## AIM
Skip every image and restate the data word for word.

──────── DATA LINES

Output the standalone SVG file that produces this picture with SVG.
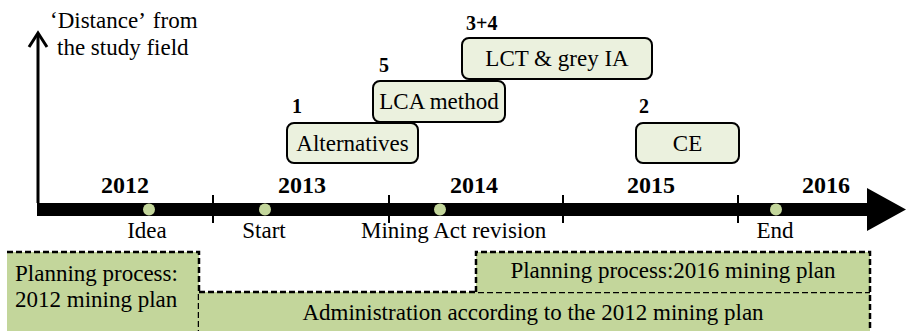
<svg xmlns="http://www.w3.org/2000/svg" width="906" height="331" viewBox="0 0 906 331">
  <style>
    text { font-family: "Liberation Serif", "DejaVu Serif", serif; fill: #000; }
    .lbl { font-size: 23px; }
    .yr { font-size: 24px; font-weight: bold; text-anchor: middle; }
    .num { font-size: 20px; font-weight: bold; }
    .mid { text-anchor: middle; }
    .study { fill: #ebf1de; stroke: #000; stroke-width: 2; }
    .phase { fill: #c3d69b; stroke: none; }
    .dash { fill: none; stroke: #000; stroke-width: 2.5; stroke-dasharray: 6 3; }
    .dot { fill: #c3d69b; }
    .tick { stroke: #000; stroke-width: 2; }
  </style>

  <!-- time axis and vertical "distance" axis -->
  <g id="axes">
    <polyline points="38,203 38,34" fill="none" stroke="#000" stroke-width="3"/>
    <polyline points="29,47 38,33 47,47" fill="none" stroke="#000" stroke-width="3" stroke-linejoin="miter"/>
    <rect x="37" y="203" width="831" height="13" fill="#000"/>
    <polygon points="867,188 906,209.5 867,231" fill="#000"/>
    <line class="tick" x1="213" y1="195" x2="213" y2="223"/>
    <line class="tick" x1="389" y1="195" x2="389" y2="223"/>
    <line class="tick" x1="563" y1="195" x2="563" y2="223"/>
    <line class="tick" x1="738" y1="195" x2="738" y2="223"/>
    <text class="lbl" x="50" y="28" word-spacing="3">‘Distance’ from</text>
    <text class="lbl" x="57" y="55">the study field</text>
  </g>

  <!-- year labels -->
  <g id="years">
    <text class="yr" x="125" y="193">2012</text>
    <text class="yr" x="302" y="193">2013</text>
    <text class="yr" x="474" y="193">2014</text>
    <text class="yr" x="651" y="193">2015</text>
    <text class="yr" x="826" y="193">2016</text>
  </g>

  <!-- milestones on the time axis -->
  <g id="milestone-idea">
    <circle class="dot" cx="149" cy="209.5" r="6"/>
    <text class="lbl mid" x="147" y="238">Idea</text>
  </g>
  <g id="milestone-start">
    <circle class="dot" cx="265" cy="209.5" r="6"/>
    <text class="lbl mid" x="264" y="238">Start</text>
  </g>
  <g id="milestone-act">
    <circle class="dot" cx="440" cy="209.5" r="6"/>
    <text class="lbl" x="361" y="238">Mining Act revision</text>
  </g>
  <g id="milestone-end">
    <circle class="dot" cx="776" cy="209.5" r="6"/>
    <text class="lbl mid" x="775" y="238">End</text>
  </g>

  <!-- studies -->
  <g id="study-1">
    <text class="num" x="292" y="113">1</text>
    <rect class="study" x="287" y="123" width="131" height="40" rx="7"/>
    <text class="lbl mid" x="352.5" y="151">Alternatives</text>
  </g>
  <g id="study-5">
    <text class="num" x="379" y="72">5</text>
    <rect class="study" x="373" y="81" width="132" height="41" rx="7"/>
    <text class="lbl mid" x="439" y="109">LCA method</text>
  </g>
  <g id="study-3-4">
    <text class="num" x="466" y="30">3+4</text>
    <rect class="study" x="462" y="38" width="190" height="41" rx="7"/>
    <text class="lbl mid" x="557" y="66">LCT &amp; grey IA</text>
  </g>
  <g id="study-2">
    <text class="num" x="639" y="113">2</text>
    <rect class="study" x="636" y="123" width="103" height="40" rx="7"/>
    <text class="lbl mid" x="687.5" y="151">CE</text>
  </g>

  <!-- planning and administration phases -->
  <g id="phase-plan-2012">
    <rect class="phase" x="7" y="252" width="192" height="79"/>
    <path class="dash" d="M7,252 H199 V331"/>
    <text class="lbl" x="15" y="281">Planning process:</text>
    <text class="lbl" x="15" y="307">2012 mining plan</text>
  </g>
  <g id="phase-admin">
    <rect class="phase" x="199" y="292" width="671" height="39"/>
    <path class="dash" d="M199,292 H870"/>
    <text class="lbl mid" x="533" y="320">Administration according to the 2012 mining plan</text>
  </g>
  <g id="phase-plan-2016">
    <rect class="phase" x="476" y="252" width="394" height="40"/>
    <path class="dash" d="M476,292 V252 H870 V331"/>
    <text class="lbl mid" x="673" y="278">Planning process:2016 mining plan</text>
  </g>
</svg>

────────────────

## REPLY TO THE TASK
Output the standalone SVG file that produces this picture with SVG.
<svg xmlns="http://www.w3.org/2000/svg" width="906" height="331" viewBox="0 0 906 331">
  <style>
    text { font-family: "Liberation Serif", "DejaVu Serif", serif; fill: #000; }
    .lbl { font-size: 23px; }
    .yr { font-size: 24px; font-weight: bold; text-anchor: middle; }
    .num { font-size: 20px; font-weight: bold; }
    .mid { text-anchor: middle; }
    .study { fill: #ebf1de; stroke: #000; stroke-width: 2; }
    .phase { fill: #c3d69b; stroke: none; }
    .dash { fill: none; stroke: #000; stroke-width: 2.5; stroke-dasharray: 6 3; }
    .dot { fill: #c3d69b; }
    .tick { stroke: #000; stroke-width: 2; }
  </style>

  <!-- time axis and vertical "distance" axis -->
  <g id="axes">
    <polyline points="38,203 38,34" fill="none" stroke="#000" stroke-width="3"/>
    <polyline points="29,47 38,33 47,47" fill="none" stroke="#000" stroke-width="3" stroke-linejoin="miter"/>
    <rect x="37" y="203" width="831" height="13" fill="#000"/>
    <polygon points="867,188 906,209.5 867,231" fill="#000"/>
    <line class="tick" x1="213" y1="195" x2="213" y2="223"/>
    <line class="tick" x1="389" y1="195" x2="389" y2="223"/>
    <line class="tick" x1="563" y1="195" x2="563" y2="223"/>
    <line class="tick" x1="738" y1="195" x2="738" y2="223"/>
    <text class="lbl" x="50" y="28" word-spacing="3">‘Distance’ from</text>
    <text class="lbl" x="57" y="55">the study field</text>
  </g>

  <!-- year labels -->
  <g id="years">
    <text class="yr" x="125" y="193">2012</text>
    <text class="yr" x="302" y="193">2013</text>
    <text class="yr" x="474" y="193">2014</text>
    <text class="yr" x="651" y="193">2015</text>
    <text class="yr" x="826" y="193">2016</text>
  </g>

  <!-- milestones on the time axis -->
  <g id="milestone-idea">
    <circle class="dot" cx="149" cy="209.5" r="6"/>
    <text class="lbl mid" x="147" y="238">Idea</text>
  </g>
  <g id="milestone-start">
    <circle class="dot" cx="265" cy="209.5" r="6"/>
    <text class="lbl mid" x="264" y="238">Start</text>
  </g>
  <g id="milestone-act">
    <circle class="dot" cx="440" cy="209.5" r="6"/>
    <text class="lbl" x="361" y="238">Mining Act revision</text>
  </g>
  <g id="milestone-end">
    <circle class="dot" cx="776" cy="209.5" r="6"/>
    <text class="lbl mid" x="775" y="238">End</text>
  </g>

  <!-- studies -->
  <g id="study-1">
    <text class="num" x="292" y="113">1</text>
    <rect class="study" x="287" y="123" width="131" height="40" rx="7"/>
    <text class="lbl mid" x="352.5" y="151">Alternatives</text>
  </g>
  <g id="study-5">
    <text class="num" x="379" y="72">5</text>
    <rect class="study" x="373" y="81" width="132" height="41" rx="7"/>
    <text class="lbl mid" x="439" y="109">LCA method</text>
  </g>
  <g id="study-3-4">
    <text class="num" x="466" y="30">3+4</text>
    <rect class="study" x="462" y="38" width="190" height="41" rx="7"/>
    <text class="lbl mid" x="557" y="66">LCT &amp; grey IA</text>
  </g>
  <g id="study-2">
    <text class="num" x="639" y="113">2</text>
    <rect class="study" x="636" y="123" width="103" height="40" rx="7"/>
    <text class="lbl mid" x="687.5" y="151">CE</text>
  </g>

  <!-- planning and administration phases -->
  <g id="phase-plan-2012">
    <rect class="phase" x="7" y="252" width="192" height="79"/>
    <path class="dash" d="M7,252 H199 V331"/>
    <text class="lbl" x="15" y="281">Planning process:</text>
    <text class="lbl" x="15" y="307">2012 mining plan</text>
  </g>
  <g id="phase-admin">
    <rect class="phase" x="199" y="292" width="671" height="39"/>
    <path class="dash" d="M199,292 H870"/>
    <text class="lbl mid" x="533" y="320">Administration according to the 2012 mining plan</text>
  </g>
  <g id="phase-plan-2016">
    <rect class="phase" x="476" y="252" width="394" height="40"/>
    <path class="dash" d="M476,292 V252 H870 V331"/>
    <text class="lbl mid" x="673" y="278">Planning process:2016 mining plan</text>
  </g>
</svg>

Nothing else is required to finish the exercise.